I have an old Lenovo desktop with Windows 10 installed. I installed opensuse the way I have done many times before with a pc having Windows pre-installed. When I have done this in the past, on a reboot, the grub menu comes up and I can select which OS. This did not happen here.
Pressing F12 during boot brings up the menu for boot order. The menu has Windows, opensuse, opensuse uefi ; in that order. I have tried to edit this menu, moving opensuse to the top or opensuse uefi to the top. Once done moving the boot order, the option to save is “Save and reset” or “Cancel.” In this case, the save and reset always resets the boot order back to Windows on top.
I have tinkered with uefi settings but the results are always the same as above. If I press F12 during boot, then select opensuse uefi, the normal grub menu comes up and works as expected. Is there any other way to edit the bios so Windows is not the first choice for booting?
I’ve long given up with Dual-Boot on an old Lenovo (Windows 8) Laptop –
Once the BIOS/UEFI updates had died away (need Windows to apply the BIOS/UEFI updates – I even resorted to an additional Windows-only HDD to work around the issue … ) –
The box became “Linux-only” with Windows running in a VM …
I’ve been tinkering. Nothing I did with secureboot or CSM made a difference. It might have been my tinkering or a BIOS update, but startup has changed. Pressing F12 gives me a menu with a new appearance but essentially the same options as before. I use that menu to enter BIOS setup. Now, the start sequence menu does not even give an option to select the OS. It gives only the option which drive to select (all options: usb, CD etc). Returning back to restart and holding the F12 key, I get the option of Windows, opensuse and opensuse secure boot. All are listed as UEFI. There is a legacy option which I didn’t try.
I select opensuse secure boot and the grub menu comes up. That works as expected, including booting to windows if I choose. That’s the way I’ll have to go!
I followed this procedure 10 or 12 times as soon as you directed to the manual. In fact, I accidentally did it the right way before referring to the manual. Each time, I tried a variation to see if something would allow for a change. Nothing did. So, I followed your procedure and wrote down the results of each step:
1 - I entered the BIOS Setup Utility by restarting and holding F1
2 - Selected Startup and pressed enter. The primary boot sequence appears.
I selected SATA1: ST1000DX001-SSHD-8GB
The 3 OS options no longer appear. There are usb options, DVD & Network options
3 - Selected EXIT from the main menu
Selected Save Changes & Exit
Pressed Enter and selected Save Configuration & Reset - Yes
Upon exit, it restarts. Holding the F12 key brings up the Startup Device Menu. Under SATA1 the options are
uefi Windows Boot Manager
uefi opensuse secureboot
I am unable to move the boot sequence selection and I accidentally boot opensuse. I restarted and changed the Startup option to uefi-only from legacy. I tried legacy to force the choice to be opensuse but that failed. Now that it was set to uefi-only, I restarted and went back to the procedure labeled 1, 2,3, above. This time, the BIOS Setup Utility shows the 3 OS options again. I move opensuse secureboot to the top of the list, saved changes and exit.
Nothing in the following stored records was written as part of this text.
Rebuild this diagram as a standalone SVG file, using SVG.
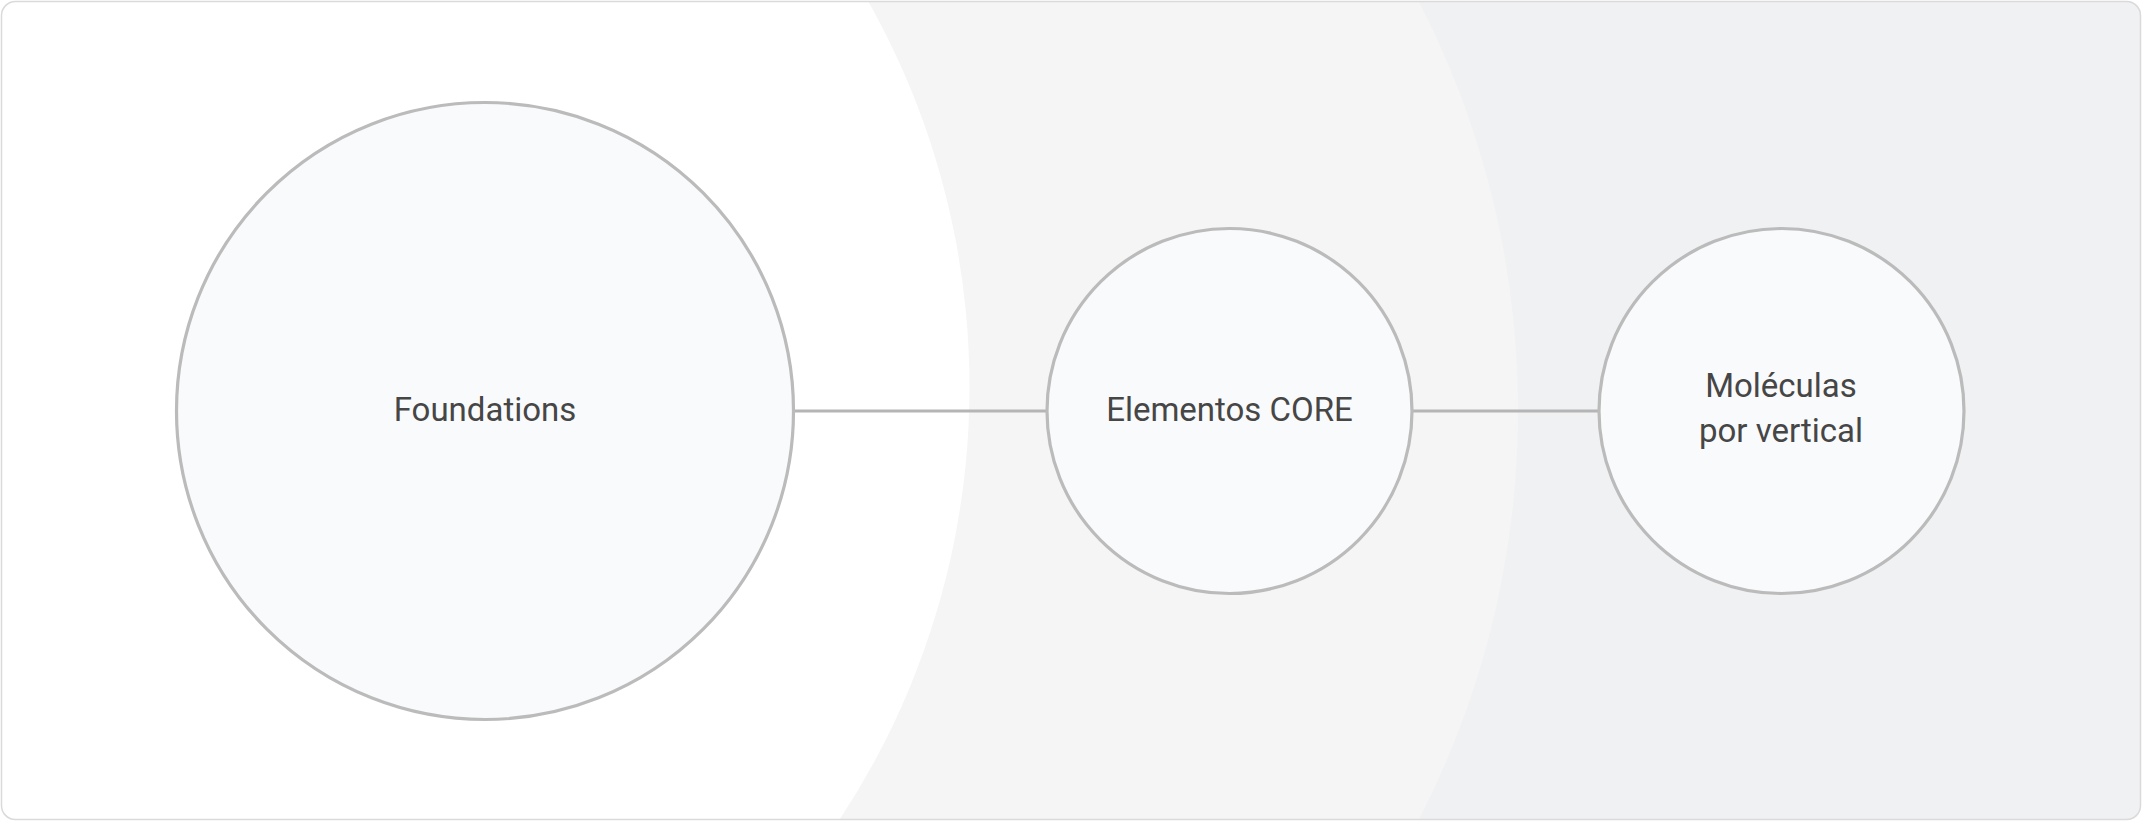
<svg xmlns="http://www.w3.org/2000/svg" width="2142" height="821" viewBox="0 0 2142 821">
  <style>
    .node { fill: #f9fafc; stroke: #bbbbbb; stroke-width: 3.2; }
    .edge { stroke: #b5b5b5; stroke-width: 3; fill: none; }
    .label { font-family: Roboto, "Liberation Sans", sans-serif; font-size: 33px; fill: #464646; text-anchor: middle; }
  </style>
  <defs>
    <clipPath id="frameClip">
      <rect x="1" y="1" width="2140" height="819" rx="14" ry="14"/>
    </clipPath>
  </defs>
  <g id="background" clip-path="url(#frameClip)">
    <rect x="0" y="0" width="2142" height="821" fill="#f0f1f3"/>
    <circle cx="625" cy="410.5" r="893" fill="#f5f5f5"/>
    <circle cx="184.5" cy="387" r="785" fill="#ffffff"/>
  </g>
  <rect id="frame" x="1.5" y="1.5" width="2139" height="818" rx="14" ry="14" fill="none" stroke="#dadada" stroke-width="1.5"/>
  <g id="connectors">
    <line class="edge" x1="793.5" y1="411" x2="1047" y2="411"/>
    <line class="edge" x1="1412" y1="411" x2="1599" y2="411"/>
  </g>
  <g id="node-foundations">
    <circle class="node" cx="485" cy="411" r="308.5"/>
    <text class="label" x="485" y="421">Foundations</text>
  </g>
  <g id="node-elementos-core">
    <circle class="node" cx="1229.5" cy="411" r="182.5"/>
    <text class="label" x="1229.5" y="421">Elementos CORE</text>
  </g>
  <g id="node-moleculas">
    <circle class="node" cx="1781.5" cy="411" r="182.5"/>
    <text class="label" x="1781" y="397">Moléculas</text>
    <text class="label" x="1781" y="442">por vertical</text>
  </g>
</svg>
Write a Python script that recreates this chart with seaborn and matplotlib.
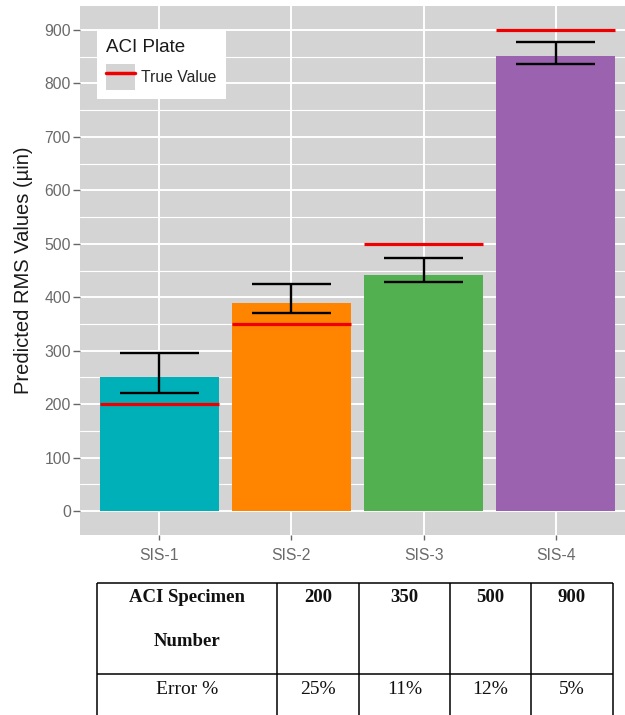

Rebooting fails to boot opensuse. Windows boots automatically again. If I hold down the F12 while booting, I can select opensuse secureboot. It brings up the grub menu and that works as expected, including booting to Windows if I select that option.
The bottom line is that I can’t edit the boot sequence. I also tried editing via efibootmgr. I made the changes and saved but upon rebooting, it returned to booting Windows. Sorry for the long post, but I wanted to be sure you could see I wasn’t ignoring recommendations or taking incorrect steps.
IIRC this behavior was a “feature” of early uefi bios to prevent wrong user settings, in a windows-only world. I still have an old (circa 2015) HP Pavilion that I could never set to boot to grub, had to press F9 at boot to choose the boot partition. Eventually the windows install in it became superfluous (and slow as molasses - thanks, windows 8) and was promoted to a very usable linux-only laptop, after a memory and ssd upgrade.
Thanks for the link. The file was the same as was already installed. I tried running the .exe file (from Windows) and it would not run. It gave a yes/no prompt about changing the BIOS file but did not respond to either choice. Just to be sure, I rebooted (twice, actually) to see if the file had changed silently. It did not and the problem persists. Perhaps it is because the pc is so far out of warranty that Lenovo has abandoned it. I will just watch the reboots to catch the place to press F12. opensuse boots normally from there.